How to Cite AI-Generated Content (ChatGPT, Claude, etc.)
Guidelines for citing AI tools like ChatGPT and Claude in your academic papers. Covers APA, MLA, Chicago formatting rules with real citation examples.
Daniel Jyoji Nichiata
Founder & Lead Developer
Do you need to cite AI-generated content?
Yes. If you use AI tools like ChatGPT, Claude, Gemini, or Copilot to generate text, ideas, code, or data that appears in your academic paper, you need to cite it. The major citation style organisations — APA, MLA, and Chicago — have all published guidelines on how to reference AI-generated content. The principle is the same as citing any other source: your reader should be able to identify what came from an external source and what is your own original work.
Before citing AI content, check your institution's policy. Some universities prohibit AI use entirely for certain assignments, while others allow it with proper disclosure. Using AI without permission — even if you cite it — may still constitute an academic integrity violation at your institution. Always verify what is allowed before submitting.
How to cite ChatGPT in APA
APA treats AI-generated text as a non-recoverable source — similar to a personal communication, but with a reference list entry because the software is publicly available. The author is the company (OpenAI), the date is the year the output was generated, and the title describes the prompt or content. Include the AI model version and the URL of the tool.
OpenAI. (2024). ChatGPT (Mar 14 version) [Large language model]. https://chat.openai.com
When prompted to explain photosynthesis, the AI described it as "the process by which plants convert light energy into chemical energy" (OpenAI, 2024).
APA recommends including the full prompt you used in your paper text or in a supplemental appendix so the reader understands the context of the AI output. Since AI responses are not retrievable by others (the same prompt may produce different results), transparency about your prompt is essential.
How to cite ChatGPT in MLA
MLA treats AI-generated text similarly to a published work by a corporate author. The AI tool is listed as the author, the prompt serves as the title (in quotation marks), the company is the publisher, and the date is when the content was generated.
"Explain the process of photosynthesis in simple terms" prompt. ChatGPT, 14 Mar. version, OpenAI, 15 Mar. 2024, chat.openai.com.
The AI described photosynthesis as "the process by which plants convert light energy into chemical energy" ("Explain the process").MLA emphasises that AI-generated text should be clearly distinguished from your own writing. If you paraphrase AI output rather than quoting it directly, you still need the citation. Include the specific prompt you used so the reader can understand the context.
How to cite AI in Chicago style
Chicago suggests treating AI-generated content as a personal communication or equivalent source. In the Notes-Bibliography system, cite it in a footnote with the AI tool name, company, date, and a description of how it was used. In the Author-Date system, create a reference list entry similar to the APA format.

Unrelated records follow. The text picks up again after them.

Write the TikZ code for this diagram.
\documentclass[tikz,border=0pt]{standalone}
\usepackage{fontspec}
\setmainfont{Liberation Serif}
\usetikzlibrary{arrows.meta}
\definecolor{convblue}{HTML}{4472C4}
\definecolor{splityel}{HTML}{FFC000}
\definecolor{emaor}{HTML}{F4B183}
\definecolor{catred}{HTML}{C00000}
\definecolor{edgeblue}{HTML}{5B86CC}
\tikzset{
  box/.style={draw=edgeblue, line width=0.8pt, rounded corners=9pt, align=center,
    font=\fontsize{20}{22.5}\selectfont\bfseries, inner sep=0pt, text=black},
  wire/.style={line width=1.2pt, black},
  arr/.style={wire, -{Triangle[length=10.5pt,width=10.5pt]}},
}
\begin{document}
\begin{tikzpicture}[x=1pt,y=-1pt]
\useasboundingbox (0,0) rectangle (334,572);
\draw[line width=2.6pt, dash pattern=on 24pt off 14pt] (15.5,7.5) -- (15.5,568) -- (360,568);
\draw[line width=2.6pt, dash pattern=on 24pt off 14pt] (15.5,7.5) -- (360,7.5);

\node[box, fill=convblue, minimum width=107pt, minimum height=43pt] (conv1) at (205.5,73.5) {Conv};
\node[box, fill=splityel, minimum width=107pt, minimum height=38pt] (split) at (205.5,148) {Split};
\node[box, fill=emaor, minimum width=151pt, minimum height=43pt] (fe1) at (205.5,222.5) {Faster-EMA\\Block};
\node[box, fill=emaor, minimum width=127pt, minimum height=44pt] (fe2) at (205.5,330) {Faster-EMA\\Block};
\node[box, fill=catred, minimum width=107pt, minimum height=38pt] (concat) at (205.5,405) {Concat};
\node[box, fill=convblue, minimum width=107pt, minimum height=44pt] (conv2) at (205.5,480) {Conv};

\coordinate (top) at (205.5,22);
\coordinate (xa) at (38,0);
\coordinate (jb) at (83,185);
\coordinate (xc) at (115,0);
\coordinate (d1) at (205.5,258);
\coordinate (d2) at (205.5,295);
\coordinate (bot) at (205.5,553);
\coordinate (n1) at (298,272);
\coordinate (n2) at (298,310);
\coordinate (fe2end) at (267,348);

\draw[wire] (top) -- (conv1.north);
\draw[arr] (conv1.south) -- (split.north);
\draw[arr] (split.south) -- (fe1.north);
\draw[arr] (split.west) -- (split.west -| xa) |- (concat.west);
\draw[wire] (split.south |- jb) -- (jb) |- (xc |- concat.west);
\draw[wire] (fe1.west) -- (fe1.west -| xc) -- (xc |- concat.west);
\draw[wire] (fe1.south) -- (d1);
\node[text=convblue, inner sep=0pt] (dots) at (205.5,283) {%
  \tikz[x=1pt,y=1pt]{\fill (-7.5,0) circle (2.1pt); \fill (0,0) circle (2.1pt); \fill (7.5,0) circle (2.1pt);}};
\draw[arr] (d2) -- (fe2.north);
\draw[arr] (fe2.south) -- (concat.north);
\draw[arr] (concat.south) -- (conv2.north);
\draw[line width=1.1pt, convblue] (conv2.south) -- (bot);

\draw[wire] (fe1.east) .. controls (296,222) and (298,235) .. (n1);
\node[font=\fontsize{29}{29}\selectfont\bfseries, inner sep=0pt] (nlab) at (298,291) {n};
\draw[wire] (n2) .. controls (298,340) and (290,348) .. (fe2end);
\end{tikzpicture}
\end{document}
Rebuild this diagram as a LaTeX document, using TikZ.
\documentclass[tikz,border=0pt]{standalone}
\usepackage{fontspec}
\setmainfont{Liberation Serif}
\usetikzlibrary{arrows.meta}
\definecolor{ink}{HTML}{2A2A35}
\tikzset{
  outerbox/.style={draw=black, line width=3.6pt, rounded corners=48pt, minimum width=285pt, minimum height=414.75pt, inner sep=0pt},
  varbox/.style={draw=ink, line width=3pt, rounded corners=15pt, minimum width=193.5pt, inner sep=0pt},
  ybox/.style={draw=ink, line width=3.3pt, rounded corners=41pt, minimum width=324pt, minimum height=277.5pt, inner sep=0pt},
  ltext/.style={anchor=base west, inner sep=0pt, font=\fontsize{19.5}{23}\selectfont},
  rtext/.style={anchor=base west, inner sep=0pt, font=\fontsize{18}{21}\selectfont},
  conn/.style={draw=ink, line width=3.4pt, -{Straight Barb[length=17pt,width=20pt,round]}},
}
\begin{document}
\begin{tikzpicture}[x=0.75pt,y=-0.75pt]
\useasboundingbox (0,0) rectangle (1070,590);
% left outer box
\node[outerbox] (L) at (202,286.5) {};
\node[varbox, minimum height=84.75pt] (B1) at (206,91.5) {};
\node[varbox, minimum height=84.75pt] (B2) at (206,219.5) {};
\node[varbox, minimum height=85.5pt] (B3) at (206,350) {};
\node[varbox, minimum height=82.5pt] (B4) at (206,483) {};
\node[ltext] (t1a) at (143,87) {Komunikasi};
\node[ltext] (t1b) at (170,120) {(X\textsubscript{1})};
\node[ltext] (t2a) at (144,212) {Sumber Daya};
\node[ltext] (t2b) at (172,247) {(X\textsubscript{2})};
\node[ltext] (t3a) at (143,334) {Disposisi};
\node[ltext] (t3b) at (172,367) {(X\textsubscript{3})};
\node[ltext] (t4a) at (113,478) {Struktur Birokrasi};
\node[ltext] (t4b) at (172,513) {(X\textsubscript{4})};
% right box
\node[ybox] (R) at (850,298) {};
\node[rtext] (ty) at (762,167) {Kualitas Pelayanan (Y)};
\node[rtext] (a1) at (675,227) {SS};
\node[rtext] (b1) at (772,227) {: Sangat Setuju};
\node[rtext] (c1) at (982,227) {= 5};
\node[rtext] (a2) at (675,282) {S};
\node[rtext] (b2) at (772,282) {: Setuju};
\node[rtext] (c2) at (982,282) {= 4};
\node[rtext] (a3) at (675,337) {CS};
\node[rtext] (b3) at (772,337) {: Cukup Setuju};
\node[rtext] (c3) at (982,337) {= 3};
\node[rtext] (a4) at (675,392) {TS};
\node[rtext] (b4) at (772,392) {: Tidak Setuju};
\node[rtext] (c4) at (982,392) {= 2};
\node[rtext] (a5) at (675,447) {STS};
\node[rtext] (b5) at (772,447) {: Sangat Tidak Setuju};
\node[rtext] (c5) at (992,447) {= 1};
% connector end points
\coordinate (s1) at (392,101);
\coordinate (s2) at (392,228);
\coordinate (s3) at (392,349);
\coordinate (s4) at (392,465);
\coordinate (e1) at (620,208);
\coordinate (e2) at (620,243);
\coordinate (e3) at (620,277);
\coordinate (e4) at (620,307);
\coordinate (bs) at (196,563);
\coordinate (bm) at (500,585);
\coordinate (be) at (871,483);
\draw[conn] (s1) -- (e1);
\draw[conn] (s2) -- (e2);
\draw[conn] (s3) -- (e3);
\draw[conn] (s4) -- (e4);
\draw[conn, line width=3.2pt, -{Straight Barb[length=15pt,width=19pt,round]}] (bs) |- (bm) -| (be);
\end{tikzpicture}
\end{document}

1. Text generated by ChatGPT, OpenAI, March 15, 2024, https://chat.openai.com.
OpenAI. 2024. ChatGPT (Mar 14 version). Large language model. https://chat.openai.com.
How to cite Claude, Gemini, and other AI tools
The same principles apply to all AI tools. Replace the company name and tool name as appropriate. Here are examples for other popular AI models:
Anthropic. (2024). Claude (3.5 Sonnet version) [Large language model]. https://claude.ai
Google. (2024). Gemini (1.5 Pro version) [Large language model]. https://gemini.google.com
GitHub. (2024). GitHub Copilot [AI code assistant]. https://github.com/features/copilot
Always specify the version or model you used, as AI capabilities change significantly between versions. Output from GPT-3.5 is different from GPT-4, and Claude 2 is different from Claude 3. Identifying the version makes your citation more precise and reproducible.
Best practices for using AI in academic work
- Check your institution's AI policy before using any AI tool for coursework
- Save your prompts and the AI's responses — you may need to provide them as an appendix
- Never use AI-generated references without verifying them against real databases — AI frequently fabricates citations that look real but do not exist
- Treat AI output as a starting point, not a final product — always fact-check, rewrite, and add your own analysis
- Disclose your AI use even when not required — transparency builds trust with your readers and instructors
- Use AI for brainstorming and outlining, but write your arguments and analysis in your own words
AI-Generated Citation Accuracy
Research on AI citation tools shows significant error rates. GPT-4 improved over GPT-3.5, but both produce fabricated or erroneous references requiring verification.